Grimes stressed building a culture and mindset on offense while being demanding of players. The goal is to build trust with the hope players will go out and give maximum effort. He wants to build a system that's a combination of the best parts of the offense Grimes has previously worked in. Grimes believes in creativity with shifts and motions and wants to force defenses to defend a variety of things, including tempo, formations and personnel groups. The goal is to be balanced.
"I look at the field as a battleground," Grimes said. "If you look at it as a battleground, then you want to force the enemy to defend a broad front and make them defend the entire width and depth of the field. So we'll have the ability to attack the field both horizontally and vertically, both through the running game and passing game."

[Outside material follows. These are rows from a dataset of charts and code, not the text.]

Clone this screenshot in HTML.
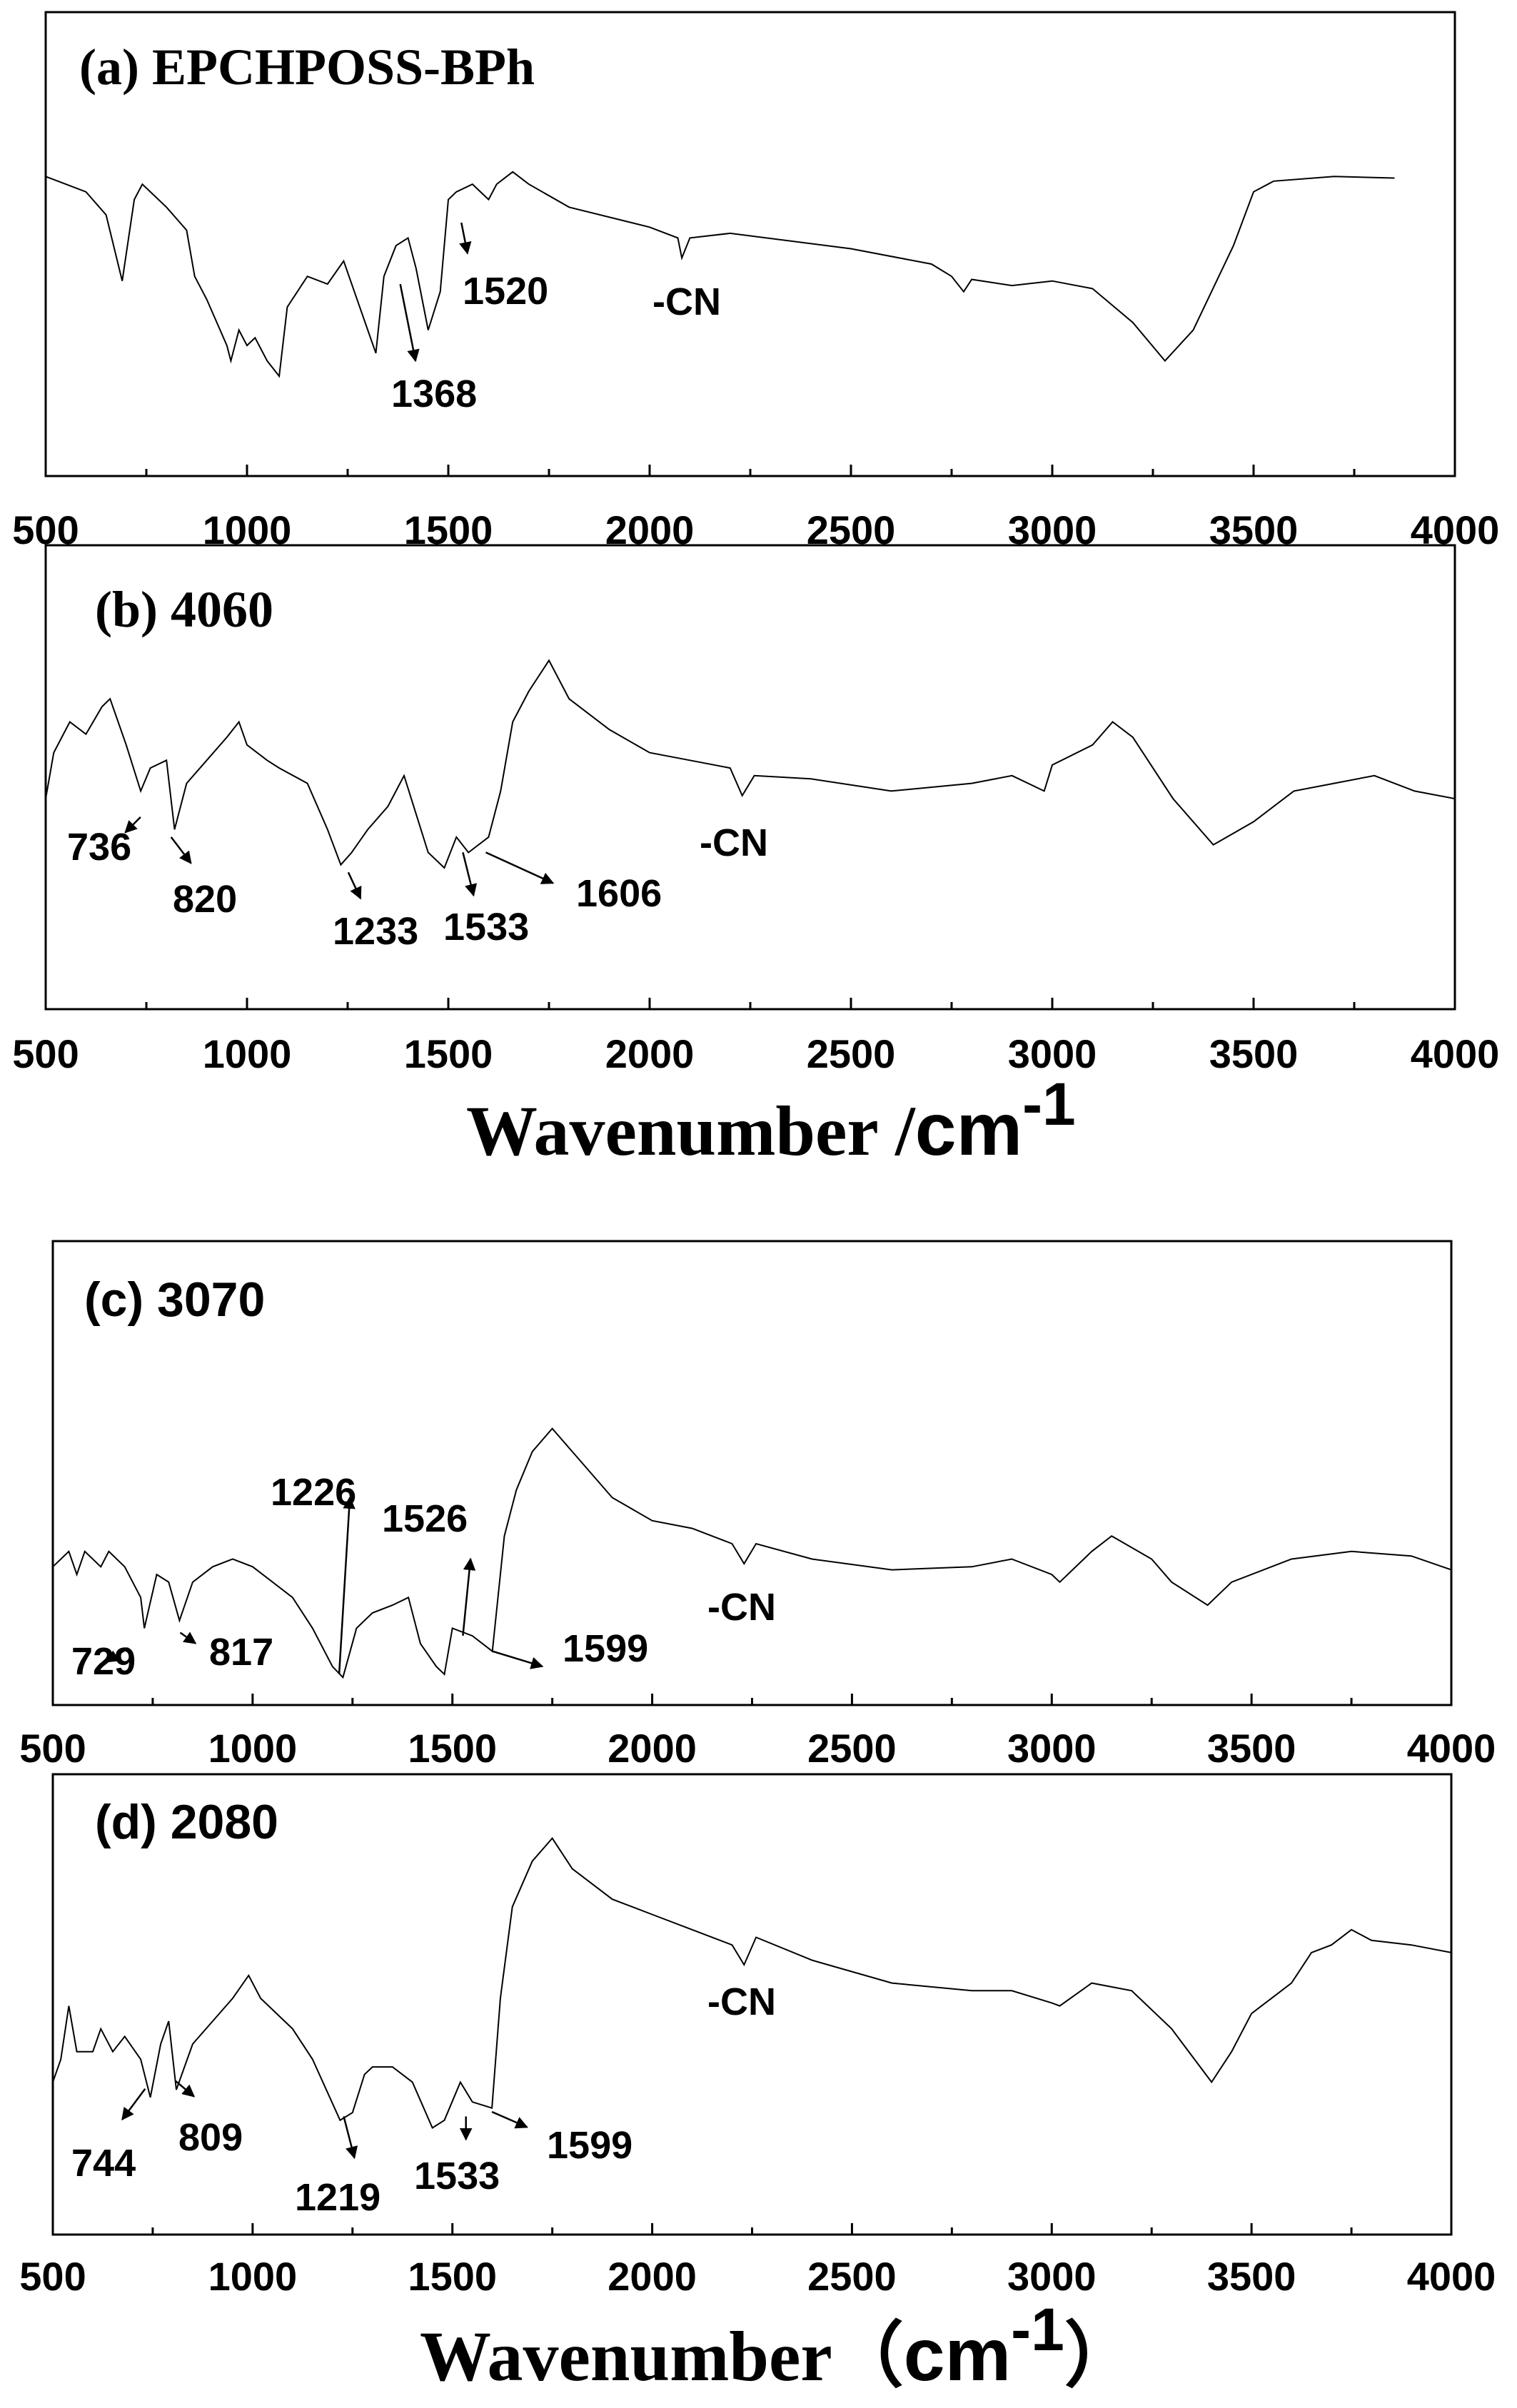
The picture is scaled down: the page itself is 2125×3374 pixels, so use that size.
<!DOCTYPE html>
<html><head><meta charset="utf-8"><style>
html,body{margin:0;padding:0;background:#fff}
svg{display:block}
.tick{font-family:"Liberation Sans",sans-serif;font-weight:bold;font-size:56px;fill:#000}
.ann{font-family:"Liberation Sans",sans-serif;font-weight:bold;font-size:54px;fill:#000}
.ttl-serif{font-family:"Liberation Serif",serif;font-weight:bold;font-size:72px}
.ttl-sans{font-family:"Liberation Sans",sans-serif;font-weight:bold;font-size:68px}
.axt{font-family:"Liberation Serif",serif;font-weight:bold;font-size:100px}
</style></head><body>
<svg id="chart" width="2125" height="3374" viewBox="0 0 2125 3374" xmlns="http://www.w3.org/2000/svg">
<defs><marker id="ah" viewBox="0 0 10 10" refX="9" refY="5" markerWidth="7" markerHeight="7" orient="auto"><path d="M0,0 L10,5 L0,10 z" fill="#000"/></marker></defs>
</svg>
<script>
// Spectrum data: [wavenumber, relative transmittance (a.u.)]
const specA=[[500,195],[600,185],[650,170],[690,127],[720,180],[740,190],[800,175],[850,160],[870,130],[900,115],[950,85],[960,75],[980,95],[1000,85],[1020,90],[1050,75],[1080,65],[1100,110],[1150,130],[1200,125],[1240,140],[1280,110],[1320,80],[1340,130],[1370,150],[1400,155],[1420,135],[1450,95],[1480,120],[1500,180],[1520,185],[1560,190],[1600,180],[1620,190],[1660,198],[1700,190],[1800,175],[2000,162],[2070,155],[2080,142],[2100,155],[2200,158],[2500,148],[2700,138],[2750,130],[2780,120],[2800,128],[2900,124],[3000,127],[3100,122],[3200,100],[3280,75],[3350,95],[3450,150],[3500,185],[3550,192],[3700,195],[3850,194]];
const specB=[[500,137],[520,167],[560,187],[600,179],[640,197],[660,202],[700,172],[736,142],[760,157],[800,162],[820,117],[850,147],[900,162],[950,177],[980,187],[1000,172],[1050,162],[1080,157],[1150,147],[1200,117],[1233,94],[1260,102],[1300,117],[1350,132],[1390,152],[1420,127],[1450,102],[1490,92],[1520,112],[1550,102],[1600,112],[1630,142],[1660,187],[1700,207],[1750,227],[1800,202],[1900,182],[2000,167],[2100,162],[2200,157],[2230,139],[2260,152],[2400,150],[2600,142],[2800,147],[2900,152],[2980,142],[3000,159],[3100,172],[3150,187],[3200,177],[3300,137],[3400,107],[3500,122],[3600,142],[3700,147],[3800,152],[3900,142],[4000,137]];
const specC=[[500,90],[540,100],[560,85],[580,100],[620,90],[640,100],[680,90],[720,70],[729,50],[760,85],[790,80],[817,55],[850,80],[900,90],[950,95],[1000,90],[1100,70],[1150,50],[1200,25],[1226,18],[1260,50],[1300,60],[1350,65],[1390,70],[1420,40],[1460,25],[1480,20],[1500,50],[1550,45],[1600,35],[1630,110],[1660,140],[1700,165],[1750,180],[1800,165],[1900,135],[2000,120],[2100,115],[2200,105],[2230,92],[2260,105],[2400,95],[2600,88],[2800,90],[2900,95],[3000,85],[3020,80],[3100,100],[3150,110],[3250,95],[3300,80],[3390,65],[3450,80],[3600,95],[3750,100],[3900,97],[4000,88]];
const specD=[[500,100],[520,115],[540,150],[560,120],[600,120],[620,135],[650,120],[680,130],[720,115],[744,90],[770,125],[790,140],[809,95],[850,125],[900,140],[950,155],[990,170],[1020,155],[1100,135],[1150,115],[1219,75],[1250,80],[1280,105],[1300,110],[1350,110],[1400,100],[1450,70],[1480,75],[1520,100],[1550,87],[1599,83],[1620,155],[1650,215],[1700,245],[1750,260],[1800,240],[1900,220],[2000,210],[2100,200],[2200,190],[2230,177],[2260,195],[2400,180],[2600,165],[2800,160],[2900,160],[3000,152],[3020,150],[3100,165],[3200,160],[3300,135],[3400,100],[3450,120],[3500,145],[3600,165],[3650,185],[3700,190],[3750,200],[3800,193],[3900,190],[4000,185]];
const tickLabels=["500","1000","1500","2000","2500","3000","3500","4000"];
const majorTicks=[500,1000,1500,2000,2500,3000,3500,4000];
const minorTicks=[750,1250,1750,2250,2750,3250,3750];

const NS="http://www.w3.org/2000/svg";
const svg=document.getElementById('chart');
function mk(tag,attrs,parent){const e=document.createElementNS(NS,tag);for(const k in attrs)e.setAttribute(k,attrs[k]);(parent||svg).appendChild(e);return e;}

const panels=[
 {id:'a',data:specA,L:64,R:2038,T:17,B:667,lab:762},
 {id:'b',data:specB,L:64,R:2038,T:764,B:1414,lab:1496},
 {id:'c',data:specC,L:74,R:2033,T:1739,B:2389,lab:2469},
 {id:'d',data:specD,L:74,R:2033,T:2486,B:3131,lab:3209}
];
panels.forEach(p=>{
  const g=mk('g',{});
  
  
  const xs=w=>p.L+(w-500)/3500*(p.R-p.L);
  const ys=v=>p.B-v/302*(p.B-p.T);
  const fr=mk('rect',{x:p.L,y:p.T,width:p.R-p.L,height:p.B-p.T,fill:'none',stroke:'#000','stroke-width':3},g);
  
  
  majorTicks.forEach((t,i)=>{
    mk('line',{x1:xs(t),x2:xs(t),y1:p.B,y2:p.B-16,stroke:'#000','stroke-width':3},g);
    const tx=mk('text',{x:xs(t),y:p.lab,'text-anchor':'middle',class:'tick'},g);
    tx.textContent=tickLabels[i];
    
    
  });
  minorTicks.forEach(t=>mk('line',{x1:xs(t),x2:xs(t),y1:p.B,y2:p.B-10,stroke:'#000','stroke-width':3},g));
  let d='';
  p.data.forEach((pt,i)=>{d+=(i?'L':'M')+xs(pt[0]).toFixed(1)+','+ys(pt[1]).toFixed(1);});
  const ln=mk('path',{d:d,fill:'none',stroke:'#000','stroke-width':2},g);
  
  
});

// Titles
const titles=[['(a) EPCHPOSS-BPh',111,118,'ttl-serif'],['(b) 4060',133,878,'ttl-serif'],['(c) 3070',118,1844,'ttl-sans'],['(d) 2080',133,2576,'ttl-sans']];
titles.forEach(t=>{const e=mk('text',{x:t[1],y:t[2],class:t[3]});e.textContent=t[0];
 
 });

// Annotations
const S=2.14,V=2.152;
const anns=[
 ['1520',648,426,302,145,306,165],['1368',548,570,262,185,272,235],['-CN',914,441],
 ['736',94,1205,92,532,82,542],['820',242,1278,112,545,125,562],['1233',466,1323,228,568,236,585],['1533',621,1317,303,555,310,583],['1606',807,1270,318,555,362,575],['-CN',980,1199],
 ['729',100,2346,84,1073,70,1082],['817',293,2333,118,1063,128,1070],['1226',379,2109,222,1090,229,975],['1526',535,2146,303,1065,308,1015],['1599',788,2328,322,1075,355,1085],['-CN',991,2270],
 ['744',100,3049,95,1360,80,1380],['809',250,3013,115,1355,127,1365],['1219',413,3097,225,1378,232,1405],['1533',580,3067,305,1378,305,1393],['1599',766,3024,322,1375,345,1385],['-CN',991,2823]
];
anns.forEach(a=>{
 const e=mk('text',{x:a[1],y:a[2],class:'ann'});e.textContent=a[0];
 
 
 if(a.length>3){
  const l=mk('line',{x1:a[3]*S,y1:a[4]*V,x2:a[5]*S,y2:a[6]*V,stroke:'#000','stroke-width':2.5,'marker-end':'url(#ah)'});
  
  
 }
});

// Axis titles
const t1=mk('text',{x:653,y:1618,class:'axt'});
t1.innerHTML='Wavenumber /<tspan font-family="Liberation Sans, sans-serif" font-size="104">cm</tspan><tspan font-family="Liberation Sans, sans-serif" font-size="84" dy="-42">-1</tspan>';


const t2=mk('text',{x:588,y:3335,class:'axt'});
t2.innerHTML='Wavenumber（<tspan font-family="Liberation Sans, sans-serif" font-size="104">cm</tspan><tspan font-family="Liberation Sans, sans-serif" font-size="84" dy="-42">-1</tspan><tspan dy="42">）</tspan>';


</script>
</body></html>
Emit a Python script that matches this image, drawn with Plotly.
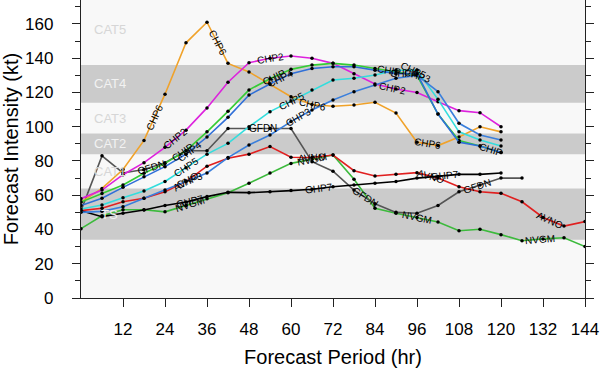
import math
import plotly.graph_objects as go

# ---------------- data ----------------
hours = [0, 6, 12, 18, 24, 30, 36, 42, 48, 54, 60, 66, 72, 78, 84, 90, 96, 102, 108, 114, 120, 126, 132, 138, 144]

chp6 = [56, 64, 75, 92, 119, 149, 161, 137, 132, 125, 117.5, 113, 112, 112.7, 114.3, 108, 91, 89, 94, 100, 97]
chp2 = [58, 63, 72, 79, 88, 98, 111, 126, 137.4, 140, 141.3, 140, 137, 131, 125, 122, 120, 114.6, 109.4, 108.2, 100]
chip = [56, 61, 66, 72.8, 78.6, 86, 97, 109, 121.5, 128, 133.5, 136, 137, 136, 134, 132, 130, 107.4, 92, 88.8, 85]
chp4 = [54, 58.2, 64.6, 70.8, 76.7, 84, 94, 105.5, 118.5, 125, 131, 134, 135, 135, 133, 131, 131, 107.4, 91, 88.8, 85]
chp5 = [52, 54.3, 58.6, 62.5, 68, 76, 84, 90.3, 100, 108.8, 115, 121.5, 127.3, 128.3, 130.2, 133, 133, 116, 97, 92.3, 88.8]
chp3 = [50, 50.6, 53.3, 58.2, 63, 68, 73, 82, 89.3, 95.2, 103, 109.8, 115.6, 120.5, 124.4, 128.3, 130, 120.5, 102, 95.2, 92.3]
gfdn = [51, 83, 73, 75, 79, 86, 86, 99, 99, 99, 99, 79.6, 74, 63, 55, 50, 49.5, 54, 62, 66, 70, 70]
avno = [51, 52.4, 56.2, 58.2, 62, 68, 77, 81.6, 84, 88.4, 82.2, 82, 83.5, 74.3, 71.2, 72.2, 73.2, 70, 65, 62, 61.1, 56.2, 47, 42, 44.6]
nvgm = [40.5, 48, 51.5, 51.5, 50.3, 54, 58, 61.5, 67, 73, 78.6, 81, 83.5, 69.3, 52.4, 49.5, 47, 44.4, 39.3, 40.1, 37, 33.4, 34.5, 35.2, 30]
ghp7 = [51, 47.5, 49.5, 51.4, 54, 56, 59.2, 61.7, 61.5, 62, 62.7, 63.5, 65, 66, 67, 68, 70, 71, 72.2, 72.2, 73]

x_ticks = [12, 24, 36, 48, 60, 72, 84, 96, 108, 120, 132, 144]
y_ticks = [0, 20, 40, 60, 80, 100, 120, 140, 160]

# intensity categories (kt bounds) and labels
cat_names = ["TS", "CAT1", "CAT2", "CAT3", "CAT4", "CAT5"]
cat_low = [34, 64, 84, 96, 114, 136]
cat_high = [64, 84, 96, 114, 136, 178]
cat_shaded = [True, False, True, False, True, False]

# ---------------- styling ----------------
W, H = 600, 369
ML, MR, MT, MB = 81, 15, 0, 71
XR = [0, 144]
YR = [0, 174]
FONT = "Liberation Sans, Arial, Helvetica, sans-serif"

series = [
    ("NVGM", nvgm, "#3cba3c"),
    ("GFDN", gfdn, "#555555"),
    ("AVNO", avno, "#e02020"),
    ("GHP7", ghp7, "#000000"),
    ("CHP6", chp6, "#f0a22a"),
    ("CHP2", chp2, "#dd22dd"),
    ("CHIP", chip, "#33cc33"),
    ("CHP5", chp5, "#33dddd"),
    ("CHP3", chp3, "#3a7fdc"),
    ("CHP4", chp4, "#2f6fd8"),
]

label_hours = {
    "CHP6": [21, 39, 66, 99],
    "CHP2": [27, 54, 89],
    "CHIP": [29, 55, 88, 117],
    "CHP4": [31, 57, 92],
    "CHP5": [30, 60, 95],
    "CHP3": [31, 62, 96],
    "GFDN": [20, 52, 81, 113],
    "AVNO": [30, 66, 100, 134],
    "NVGM": [31, 66, 96, 131],
    "GHP7": [31, 68, 104],
}

px_per_x = (W - ML - MR) / (XR[1] - XR[0])
px_per_y = (H - MT - MB) / (YR[1] - YR[0])

fig = go.Figure()

# category bands
for lo, hi, sh in zip(cat_low, cat_high, cat_shaded):
    if sh:
        fig.add_shape(type="rect", xref="paper", yref="y", x0=0, x1=1, y0=lo, y1=hi,
                      fillcolor="#cbcbcb", line=dict(width=0), layer="below")

annotations = []
for name, lo, hi, sh in zip(cat_names, cat_low, cat_high, cat_shaded):
    yc = (lo + hi) / 2 if name != "CAT5" else 157
    annotations.append(dict(x=8.2, y=yc, xref="x", yref="y", text=name, showarrow=False,
                            font=dict(family=FONT, size=13,
                                      color="#f2f2f2" if sh else "#d6d6d6")))

for name, ys, col in series:
    xs = hours[:len(ys)]
    fig.add_trace(go.Scatter(x=xs, y=ys, mode="lines+markers", name=name,
                             line=dict(color=col, width=1.6),
                             marker=dict(color="black", size=3.5),
                             showlegend=False, hoverinfo="skip"))

def interp(xs, ys, h):
    for i in range(len(xs) - 1):
        if xs[i] <= h <= xs[i + 1]:
            t = (h - xs[i]) / (xs[i + 1] - xs[i])
            return ys[i] + t * (ys[i + 1] - ys[i])
    return ys[-1]

for name, ys, col in series:
    xs = hours[:len(ys)]
    for h in label_hours.get(name, []):
        yv = interp(xs, ys, h)
        ha = max(xs[0], h - 3)
        hb = min(xs[-1], h + 3)
        ya = interp(xs, ys, ha)
        yb = interp(xs, ys, hb)
        dx = (hb - ha) * px_per_x
        dy = (yb - ya) * px_per_y
        ang = -math.degrees(math.atan2(dy, dx))
        annotations.append(dict(x=h, y=yv, xref="x", yref="y", text=name, showarrow=False,
                                textangle=ang, font=dict(family=FONT, size=10, color="black")))

fig.update_layout(
    width=W, height=H,
    margin=dict(l=ML, r=MR, t=MT, b=MB, pad=0),
    paper_bgcolor="white",
    plot_bgcolor="#f8f8f8",
    font=dict(family=FONT, color="black"),
    annotations=annotations,
)

fig.update_xaxes(
    range=XR, tickvals=x_ticks, ticktext=[str(v) for v in x_ticks],
    showgrid=False, zeroline=False, showline=True, linecolor="#222222", linewidth=1.3,
    ticks="outside", ticklen=8, tickwidth=1.2, tickcolor="#222222",
    tickfont=dict(size=17, family=FONT), ticklabelstandoff=7,
    title=dict(text="Forecast Period (hr)", font=dict(size=20, family=FONT), standoff=12),
    mirror=False, automargin=False,
)
fig.update_yaxes(
    range=YR, tickvals=y_ticks, ticktext=[str(v) for v in y_ticks],
    showgrid=False, zeroline=False, showline=True, linecolor="#222222", linewidth=1.3,
    ticks="outside", ticklen=8, tickwidth=1.2, tickcolor="#222222",
    minor=dict(dtick=10, tick0=0, ticks="outside", ticklen=5, tickcolor="#222222", showgrid=False),
    tickfont=dict(size=17, family=FONT), ticklabelstandoff=15,
    title=dict(text="Forecast Intensity (kt)", font=dict(size=20, family=FONT), standoff=6),
    mirror="ticks", automargin=False,
)

fig.write_html("out.html", config={"displayModeBar": False},
               post_script="document.body.style.margin='0';document.body.style.padding='0';")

Quarterback Tanner Mangum is expected to return as the starter, but Grimes has some traits he's looking for from his future signal-callers. He wants them to be a winner and leader that is a tough competitor and commands respect in the huddle. Those types of intangibles are the No. 1 thing he's looking for. Grimes also wants intelligent quarterbacks that can make quick decisions. He also believes an athletic quarterback adds to the offense, but wants him to be a great thrower first.
"It was pretty evident that Coach Grimes loves his players," coach Kalani Sitake said. "He enjoys his role as a mentor and gets the most out of players both on and off the field. I look forward for him to making that impact here at BYU football."